Magnificent Rebels by Andrea Wulf
Seriously. How could I not recommend a book with such a title?!
In this superb biography that is well-researched and elegantly written, Andrea Wulf takes you all the way back to 1790 in a small, quiet German university town called Jena. There, we find the Jena Set, a group of rebels consisting of philosophers, poets, writers, and scientists (think Goethe, Hegel, and von Humboldt).
Together, they start a revolution. No, not with guns, but with radical ideas. They forever change how we think about such concepts as the self, free will, and the true meaning of freedom. At least they did for me.
The Dawn of Everything by David Graeber & David Wengrow
This book by David Wengrow and the late David Graeber is a pretty long read. And a radical and bold read. As the book's subtitle describes, they write 'a new history of humanity.'
The book liberates us from the familiar stories about our human past. In fact, it rewrites it. The authors show that our ancestors did not necessarily rely on hierarchy and domination but instead were able to build and sustain highly egalitarian societies—and do so at scale.
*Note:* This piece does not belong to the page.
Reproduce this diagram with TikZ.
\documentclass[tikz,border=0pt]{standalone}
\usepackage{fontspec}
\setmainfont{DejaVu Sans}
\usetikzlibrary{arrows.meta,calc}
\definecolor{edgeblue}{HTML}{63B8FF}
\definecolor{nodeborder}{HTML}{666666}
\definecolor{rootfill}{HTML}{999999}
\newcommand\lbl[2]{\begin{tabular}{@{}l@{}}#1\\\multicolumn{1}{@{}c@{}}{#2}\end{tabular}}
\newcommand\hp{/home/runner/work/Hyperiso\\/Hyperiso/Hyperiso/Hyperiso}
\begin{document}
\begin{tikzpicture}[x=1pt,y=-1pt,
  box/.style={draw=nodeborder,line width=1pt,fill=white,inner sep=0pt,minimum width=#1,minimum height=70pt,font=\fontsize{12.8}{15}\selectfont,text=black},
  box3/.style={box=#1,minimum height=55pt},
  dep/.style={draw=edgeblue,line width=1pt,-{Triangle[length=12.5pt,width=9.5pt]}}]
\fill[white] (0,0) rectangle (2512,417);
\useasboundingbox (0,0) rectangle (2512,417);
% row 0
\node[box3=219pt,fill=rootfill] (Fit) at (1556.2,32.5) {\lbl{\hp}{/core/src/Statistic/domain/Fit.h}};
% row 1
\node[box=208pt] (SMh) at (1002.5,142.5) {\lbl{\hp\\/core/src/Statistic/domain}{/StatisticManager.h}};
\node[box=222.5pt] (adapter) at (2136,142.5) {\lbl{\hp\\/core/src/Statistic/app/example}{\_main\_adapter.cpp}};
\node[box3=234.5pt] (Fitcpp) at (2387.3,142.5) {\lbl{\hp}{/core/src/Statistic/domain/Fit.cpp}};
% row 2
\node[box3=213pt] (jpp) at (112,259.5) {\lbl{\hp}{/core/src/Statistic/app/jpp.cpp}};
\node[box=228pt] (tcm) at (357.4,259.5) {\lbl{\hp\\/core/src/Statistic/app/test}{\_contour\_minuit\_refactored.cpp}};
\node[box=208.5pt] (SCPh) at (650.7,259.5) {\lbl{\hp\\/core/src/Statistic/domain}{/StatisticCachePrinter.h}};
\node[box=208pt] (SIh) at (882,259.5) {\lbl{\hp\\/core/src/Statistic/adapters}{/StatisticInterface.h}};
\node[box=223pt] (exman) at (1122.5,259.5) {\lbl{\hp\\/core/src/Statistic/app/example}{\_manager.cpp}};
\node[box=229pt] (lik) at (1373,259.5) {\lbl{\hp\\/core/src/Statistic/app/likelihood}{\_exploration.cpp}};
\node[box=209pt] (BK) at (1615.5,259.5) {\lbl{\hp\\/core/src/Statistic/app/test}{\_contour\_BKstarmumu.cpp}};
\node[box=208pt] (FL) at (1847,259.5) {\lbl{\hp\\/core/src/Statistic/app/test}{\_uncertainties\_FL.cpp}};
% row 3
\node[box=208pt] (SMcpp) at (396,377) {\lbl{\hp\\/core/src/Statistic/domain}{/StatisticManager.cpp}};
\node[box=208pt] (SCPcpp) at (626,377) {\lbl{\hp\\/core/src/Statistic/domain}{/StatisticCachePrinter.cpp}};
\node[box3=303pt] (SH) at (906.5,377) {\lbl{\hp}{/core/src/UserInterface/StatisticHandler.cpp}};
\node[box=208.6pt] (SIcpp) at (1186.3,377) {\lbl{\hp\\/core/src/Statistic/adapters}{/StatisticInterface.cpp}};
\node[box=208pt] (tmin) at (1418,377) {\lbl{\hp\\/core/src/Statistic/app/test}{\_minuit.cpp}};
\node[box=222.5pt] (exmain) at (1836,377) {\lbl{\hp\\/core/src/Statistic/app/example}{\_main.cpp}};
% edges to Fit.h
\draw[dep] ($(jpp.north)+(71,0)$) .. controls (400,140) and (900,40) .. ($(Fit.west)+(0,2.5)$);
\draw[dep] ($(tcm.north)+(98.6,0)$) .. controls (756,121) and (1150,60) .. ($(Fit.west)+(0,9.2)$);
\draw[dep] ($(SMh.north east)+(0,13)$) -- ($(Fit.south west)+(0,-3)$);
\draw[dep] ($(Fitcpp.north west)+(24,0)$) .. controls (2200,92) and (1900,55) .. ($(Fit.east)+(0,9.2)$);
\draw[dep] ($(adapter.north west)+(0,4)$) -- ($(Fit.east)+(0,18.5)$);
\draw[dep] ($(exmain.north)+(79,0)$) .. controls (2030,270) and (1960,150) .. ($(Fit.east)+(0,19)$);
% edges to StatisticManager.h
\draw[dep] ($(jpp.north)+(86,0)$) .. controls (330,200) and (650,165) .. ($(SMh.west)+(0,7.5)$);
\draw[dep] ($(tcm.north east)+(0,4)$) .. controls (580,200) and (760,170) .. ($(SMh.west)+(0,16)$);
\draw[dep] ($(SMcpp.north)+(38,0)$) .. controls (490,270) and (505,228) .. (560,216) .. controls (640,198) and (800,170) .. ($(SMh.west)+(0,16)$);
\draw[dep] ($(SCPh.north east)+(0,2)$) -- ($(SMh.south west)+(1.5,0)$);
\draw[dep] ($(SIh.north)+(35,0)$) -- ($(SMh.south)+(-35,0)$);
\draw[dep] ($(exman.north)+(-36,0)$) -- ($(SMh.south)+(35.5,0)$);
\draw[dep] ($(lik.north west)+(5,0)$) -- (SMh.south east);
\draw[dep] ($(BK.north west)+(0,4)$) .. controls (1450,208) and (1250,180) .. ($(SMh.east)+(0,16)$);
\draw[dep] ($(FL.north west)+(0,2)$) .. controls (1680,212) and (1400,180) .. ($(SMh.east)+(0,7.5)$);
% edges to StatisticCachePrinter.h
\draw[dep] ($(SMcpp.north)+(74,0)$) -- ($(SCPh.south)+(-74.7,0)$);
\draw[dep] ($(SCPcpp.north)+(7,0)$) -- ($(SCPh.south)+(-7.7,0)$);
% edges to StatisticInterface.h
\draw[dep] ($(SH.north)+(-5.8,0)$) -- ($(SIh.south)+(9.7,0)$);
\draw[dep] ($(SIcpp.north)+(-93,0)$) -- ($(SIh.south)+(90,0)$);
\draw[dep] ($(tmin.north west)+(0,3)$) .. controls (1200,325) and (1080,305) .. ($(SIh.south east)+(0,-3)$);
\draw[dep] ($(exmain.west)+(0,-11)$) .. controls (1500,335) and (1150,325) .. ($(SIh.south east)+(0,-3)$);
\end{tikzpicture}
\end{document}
The book fundamentally changed my understanding of our human past and offered me many new paths and ideas about forms of freedom and highly egalitarian ways of organizing.
I hope it will for you too.
Anarchic Solidarity by Thomas Gibson & Kenneth Sillander
This book, by a group of anthropology researchers, was recommended to me as a tip from fellow contributor Perttu Salovaara. It describes and analyzes a group of Southeast Asian societies that all organize themselves in a way that strongly emphasizes personal autonomy, political egalitarianism, and group solidarity.
This combination of these three elements makes these societies both unique and utterly fascinating. Because for many, the concept of radical equality in their organization seems to be just some far-fetched utopian ideal, but the described societies prove that these utopias are more within reach than we may think.
The book captures many mechanisms and practices that enable these societies to sustain viable organizational forms of “anarchic solidarity,” relying on individual freedom and coordination without needing a formal hierarchy. And that’s certainly something we can all learn from.